Palmeira de Macaúba plantada pela Inocas, empresa que trabalha com regeneração de pastagens degradas. — Foto: Divulgação/Inocas
Palmeira de Macaúba plantada pela Inocas, empresa que trabalha com regeneração de pastagens degradas. — Foto: Divulgação/Inocas

Para culturas de ciclo longo como a macaúba, produzida pela Inocas, uma das saídas é calcular (e se planejar) para a mudança no regime de chuvas. A startup, que está na Amazônia desde 2022, criou um sistema de recuperação de pastagens degradadas com o plantio da macaúba, que tem ciclo produtivo de 40 anos.

Já são 600 hectares plantados em 11 fazendas do Pará. A palmeira é resiliente ao clima mais quente e à escassez de água, o que a faz mais adaptável a estiagens severas, explica Johannes Zimpel, fundador e CEO da Inocas. Mas, com menos água, cai a produtividade da palmeira, da qual é possível extrair o óleo vegetal que pode ser utilizado em diferentes indústrias, incluindo a cosmética e a de alimentos.

—A irregularidade no regime de chuvas dificulta também o planejamento e execução das atividades agronômicas. Isso está no nosso radar, e os agrônomos fazem leituras diárias para entender como está o regime climático e o que podemos esperar —acrescenta Zimpel, que opera com o sistema da Inocas também no Cerrado e na Mata Atlântica.
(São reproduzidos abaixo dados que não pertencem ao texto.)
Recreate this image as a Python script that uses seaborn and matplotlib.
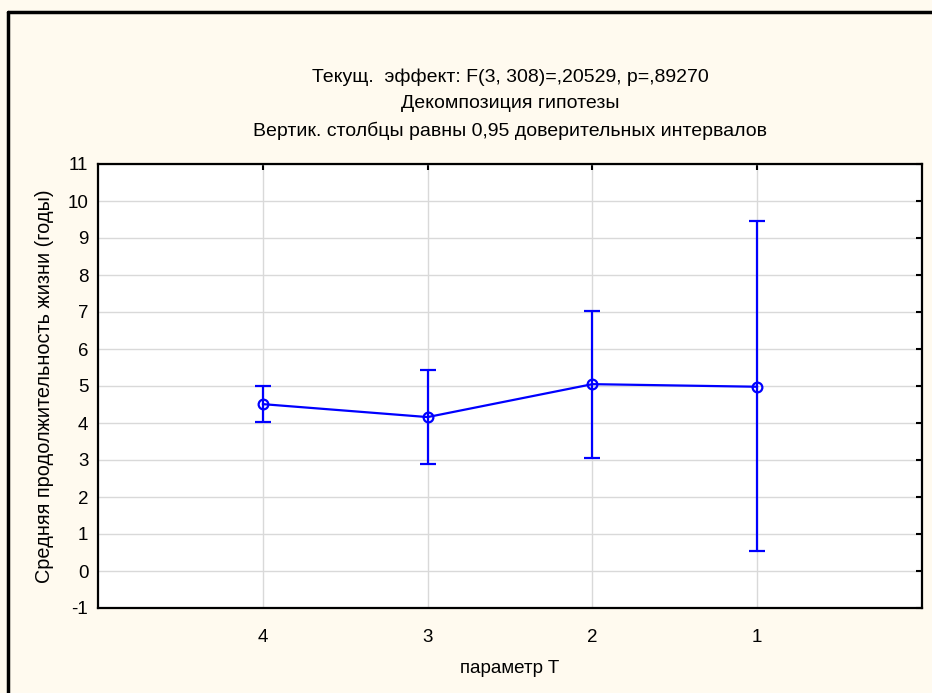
import matplotlib
matplotlib.use("Agg")
import matplotlib.pyplot as plt
import seaborn as sns
import pandas as pd
import numpy as np
from matplotlib.lines import Line2D

categories = ["4", "3", "2", "1"]
means = [4.51, 4.16, 5.05, 4.98]
ci_low = [4.03, 2.90, 3.05, 0.53]
ci_high = [5.00, 5.42, 7.04, 9.45]

title_lines = ["Текущ.  эффект: F(3, 308)=,20529, p=,89270",
               "Декомпозиция гипотезы",
               "Вертик. столбцы равны 0,95 доверительных интервалов"]
xlabel = "параметр T"
ylabel = "Средняя продолжительность жизни (годы)"
yticks = list(range(-1, 12))

sns.set_theme(style="white")
plt.rcParams['font.family'] = ['Liberation Sans', 'DejaVu Sans']

bg = "#FFFAEF"
blue = "#0000FF"
fig = plt.figure(figsize=(9.32, 6.93), dpi=100, facecolor=bg)
ax = fig.add_axes([98/932, 1-608/693, (922-98)/932, (608-164)/693])
ax.set_facecolor("white")

df = pd.DataFrame({"cat": categories, "mean": means})
sns.pointplot(data=df, x="cat", y="mean", order=categories, errorbar=None,
              color=blue, markers="o", linestyles="-", ax=ax,
              markersize=7, linewidth=1.6,
              markerfacecolor="none", markeredgecolor=blue, markeredgewidth=1.6)
xs = np.arange(len(categories))
m = np.array(means)
ax.errorbar(xs, m, yerr=[m - np.array(ci_low), np.array(ci_high) - m],
            fmt="none", ecolor=blue, elinewidth=1.6, capsize=6, capthick=1.6, zorder=3)

ax.set_xlim(-1, len(categories))
ax.set_ylim(-1, 11)
ax.set_yticks(yticks)
ax.set_yticklabels([str(v) for v in yticks])
ax.set_xticks(xs)
ax.set_xticklabels(categories)
ax.grid(True, color="#D9D9D9", linewidth=1.0)
ax.set_axisbelow(True)
for s in ax.spines.values():
    s.set_visible(True)
    s.set_color("black")
    s.set_linewidth(1.6)
ax.tick_params(axis="both", which="both", direction="in", length=4, width=1.5,
               colors="black", labelsize=13.5, top=True, right=True,
               labeltop=False, labelright=False, pad=7)
ax.tick_params(axis="x", pad=15)
ax.set_xlabel(xlabel, fontsize=13.5, labelpad=10, color="black")
ax.set_ylabel(ylabel, fontsize=14.3, labelpad=10, color="black")

for i, (t, y) in enumerate(zip(title_lines, [77, 104, 131])):
    fig.text(510/932, 1 - y/693, t, ha="center", va="center", fontsize=14,
             color="black")

# figure frame (left and top)
fig.add_artist(Line2D([8/932, 8/932], [0, 1 - 12/693], transform=fig.transFigure,
                      color="black", linewidth=2.5))
fig.add_artist(Line2D([8/932, 1], [1 - 12/693, 1 - 12/693], transform=fig.transFigure,
                      color="black", linewidth=2.5))

fig.savefig("out.png", dpi=100, facecolor=bg)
Ana Euler, diretora de Negócios da Embrapa, diz que soluções de adaptação climática podem ser adotadas para ajudar na preservação de cultivos sustentáveis sob ameaça na Amazônia, como tecnologias de manejo florestal e sistemas de produção mais integrados:

— Mas não há bala de prata. Em cada território, às vezes para os mesmos produtos, você vai precisar desenvolver estratégias que unem conhecimento científico com conhecimento tradicional.